Friends warn me that, in the aftermath of death, holidays are rough.
In the scale by which we measure fresh grief vs. dulled grief, the first holidays without a loved one — in my case, a father who has always been the center of my family’s universe — are the worst of the worst, they say.
They offer advice, hoping that their loving words can serve as a shield for the times ahead, as if preparation could lessen the sharpest edges of loss.
But I’ve discovered since my father died last March five days after my birthday, a day after my mother’s and two weeks before he was to celebrate his 89th, as we did every year along with two of his beloved granddaughters, that the better choice is to embrace the calendar with a spirit of gratitude.
And so, in a season that begins Thursday with Thanksgiving and the prospect of world peace as the most elusive of treasures, when our own community has been rattled by senseless losses like that of slain 18-year-old college freshman Christian Aguilar or Tuesday’s shooting death of a 13-year-old on a school bus in Homestead, I offer some thoughts on my own journey.
Overwhelming grief — that instant when reality slaps you and there’s no denying that what you have loved has gone from this world forever — knows no schedule, no calendar. There is no neatness or order to grief. It assaults you in the most ordinary of circumstances, when you least expect it and are less prepared for the onslaught.
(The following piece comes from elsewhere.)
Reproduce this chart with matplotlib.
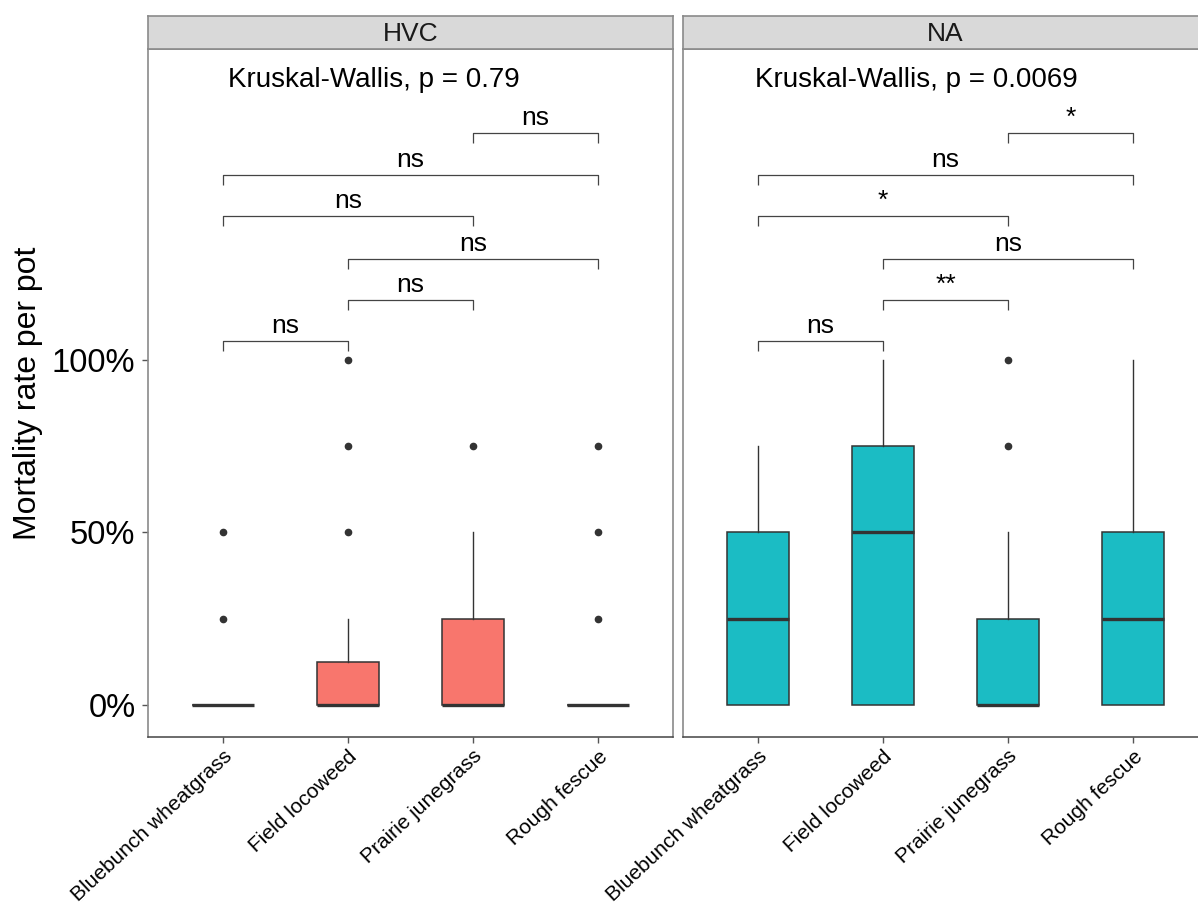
import matplotlib
matplotlib.use("Agg")
import matplotlib.pyplot as plt
import matplotlib.transforms as mtransforms
from matplotlib.ticker import FuncFormatter

plt.rcParams["font.family"] = ["Liberation Sans", "DejaVu Sans"]

# ---- data ----
species = ["Bluebunch wheatgrass", "Field locoweed", "Prairie junegrass", "Rough fescue"]
panels = ["HVC", "NA"]

hvc_q1 = [0.0, 0.0, 0.0, 0.0]
hvc_med = [0.0, 0.0, 0.0, 0.0]
hvc_q3 = [0.0, 0.125, 0.25, 0.0]
hvc_whislo = [0.0, 0.0, 0.0, 0.0]
hvc_whishi = [0.0, 0.25, 0.5, 0.0]
hvc_fliers = [[0.25, 0.5], [0.5, 0.75, 1.0], [0.75], [0.25, 0.5, 0.75]]

na_q1 = [0.0, 0.0, 0.0, 0.0]
na_med = [0.25, 0.5, 0.0, 0.25]
na_q3 = [0.5, 0.75, 0.25, 0.5]
na_whislo = [0.0, 0.0, 0.0, 0.0]
na_whishi = [0.75, 1.0, 0.5, 1.0]
na_fliers = [[], [], [0.75, 1.0], []]

comparisons = [(1, 2), (2, 3), (2, 4), (1, 3), (1, 4), (3, 4)]
bracket_y = [1.055, 1.174, 1.293, 1.417, 1.536, 1.658]
hvc_signif = ["ns", "ns", "ns", "ns", "ns", "ns"]
na_signif = ["ns", "**", "ns", "*", "ns", "*"]

kw_labels = ["Kruskal-Wallis, p = 0.79", "Kruskal-Wallis, p = 0.0069"]
kw_x = [1.04, 0.975]

fills = ["#F8766D", "#1BBCC4"]

# ---- layout (pixel based) ----
W, H = 1198, 907
fig = plt.figure(figsize=(W / 100, H / 100), dpi=100)


def px_box(x0, y_top, w, h):
    return [x0 / W, (H - y_top - h) / H, w / W, h / H]


panel_left = [148, 683]
panel_w = 525
panel_top, panel_bottom = 49, 737
strip_top = 16

data_sets = [
    (hvc_q1, hvc_med, hvc_q3, hvc_whislo, hvc_whishi, hvc_fliers, hvc_signif),
    (na_q1, na_med, na_q3, na_whislo, na_whishi, na_fliers, na_signif),
]

edge = "#333333"
border = "#8a8a8a"

for i, (name, ds) in enumerate(zip(panels, data_sets)):
    q1, med, q3, wlo, whi, fl, signif = ds
    ax = fig.add_axes(px_box(panel_left[i], panel_top, panel_w, panel_bottom - panel_top))

    stats = []
    for k in range(len(species)):
        stats.append({
            "q1": q1[k], "med": med[k], "q3": q3[k],
            "whislo": wlo[k], "whishi": whi[k], "fliers": fl[k],
        })
    positions = list(range(1, len(species) + 1))
    ax.bxp(
        stats, positions=positions, widths=0.5, patch_artist=True,
        showcaps=False,
        boxprops=dict(facecolor=fills[i], edgecolor=edge, linewidth=1.1),
        medianprops=dict(color=edge, linewidth=2.4, solid_capstyle="butt"),
        whiskerprops=dict(color=edge, linewidth=1.0),
        flierprops=dict(marker="o", markersize=4.5, markerfacecolor=edge,
                        markeredgecolor=edge, linestyle="none"),
    )

    # pairwise comparison brackets
    tip = 0.03
    for (a, b), y, lab in zip(comparisons, bracket_y, signif):
        ax.plot([a, a, b, b], [y - tip, y, y, y - tip], color="#444444",
                linewidth=0.9, solid_capstyle="butt")
        ax.text((a + b) / 2, y + 0.008, lab, ha="center", va="bottom",
                fontsize=19, color="black")

    ax.text(kw_x[i], 1.79, kw_labels[i], ha="left", va="baseline",
            fontsize=20, color="black")

    ax.set_xlim(0.4, 4.6)
    ax.set_ylim(-0.093, 1.901)
    ax.set_yticks([0, 0.5, 1.0])
    ax.yaxis.set_major_formatter(FuncFormatter(lambda v, p: f"{v * 100:.0f}%"))
    ax.set_xticks(positions)
    ax.set_xticklabels(species, rotation=43, ha="right", va="top",
                       rotation_mode="anchor", fontsize=15)
    offset = mtransforms.ScaledTranslation(7 / 100, 0, fig.dpi_scale_trans)
    for lbl in ax.get_xticklabels():
        lbl.set_transform(lbl.get_transform() + offset)

    ax.tick_params(axis="x", length=4, width=1, color="#555555", pad=3)
    ax.tick_params(axis="y", length=4, width=1, color="#555555", pad=5,
                   labelsize=23.5)
    if i == 1:
        ax.tick_params(axis="y", left=False, labelleft=False)

    for side in ["top", "right", "left"]:
        ax.spines[side].set_color(border)
        ax.spines[side].set_linewidth(1.2)
    ax.spines["bottom"].set_color("#444444")
    ax.spines["bottom"].set_linewidth(1.1)

    # facet strip
    sax = fig.add_axes(px_box(panel_left[i], strip_top, panel_w, panel_top - strip_top))
    sax.set_facecolor("#d9d9d9")
    sax.set_xticks([])
    sax.set_yticks([])
    for sp in sax.spines.values():
        sp.set_color(border)
        sp.set_linewidth(1.2)
    sax.text(0.5, 0.45, name, ha="center", va="center", fontsize=19,
             color="#1a1a1a", transform=sax.transAxes)

fig.text(28 / W, 1 - 393 / H, "Mortality rate per pot", rotation=90,
         ha="center", va="center", fontsize=23)

fig.savefig("out.png", dpi=100)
When, tiding up a closet, you spot his beloved leather sandals, the ones you clung to with the illusion that the little great-grandson who loved him and initially excused his absence with the innocent, “ Abuelo’s not here, he’s working,” who later threw an inexplicable and inconsolable tantrum but will eventually forget him, may one day walk in the old man’s shoes.
Or on the telephone with your pregnant daughter when she says, “I dreamed last night that our family was still intact,” and you have to grip the closest object and sit down for the rest of the conversation, which will have a happy ending, but for a moment feels like a paper cut to the heart.
There is no preparation for these moments, no words sufficiently consoling, and only subterranean rage when the well-meaning tell you he’s in a better place and you want to scream to never, ever, tell you that again.
He’s not. The better place is right here, with his family.
The only antidote to these moments, the only comeback from that road is to celebrate life at every opportunity, to mark the birthdays with joy, to embrace the meaning of the holidays as you never have before because now you know about impermanence, about change that uproots your world, and that memories made in the present will be the preparation you’ll need tomorrow.
It wouldn’t be an exaggeration to say this has been the worst year of my life, but I don’t have to stretch too far or dig too deep to feel the gratitude evoked by Thanksgiving.
“What can I say, my daughter,” my moribund father said on my birthday, when my brother helped me coax him out of his deep sleep and carry him to the table for a taste on his lips of cake and ice cream, “that I wish you all the happiness in the world.”
Those last words, the granddaughter due on Jan. 1, and the gift of someone else in the family cooking the turkey are both shield and bounty at my Thanksgiving table.